My daughter watched them go, her sad confusion obvious in the slump of her shoulders. In her innocence she thought that if she cleared up the misunderstanding it would mean they could be friends. She didn't understand why they were so unkind. It would never occur to her to act that way.
I'll admit, I was sorely tempted to jump out of my car and go all "Momma Bear", but the bus came at that moment and there was nothing to be done but watch my now wounded 8 year old climb on the bus and wave at me as the bus went by.

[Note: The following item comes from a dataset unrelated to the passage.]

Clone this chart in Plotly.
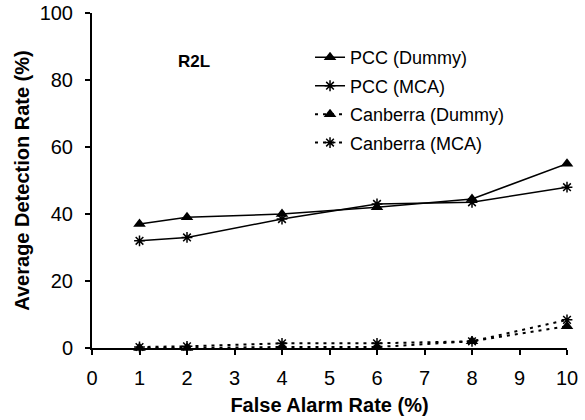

As I drove home, fuming, I wondered how I was going to help this sensitive and kind daughter keep that gift of charity she has in abundance when the world around her is saying "only the hardhearted survive". I can't protect her from every mean person in the world, but I don't want her to lose that Christlike quality she has. That desire to please people can lead her down the wrong path if not properly trained, and I'm a little panicky at the image of her at 16, still trying to please her peers. (You get unexpected grandchildren that way.)
I'm still too close to the situation to have any answers, so I'm putting it out there to you: How do you teach your children to be kind, to 'turn the other cheek' without being a doormat? How do you help them draw the line between serving and servitude?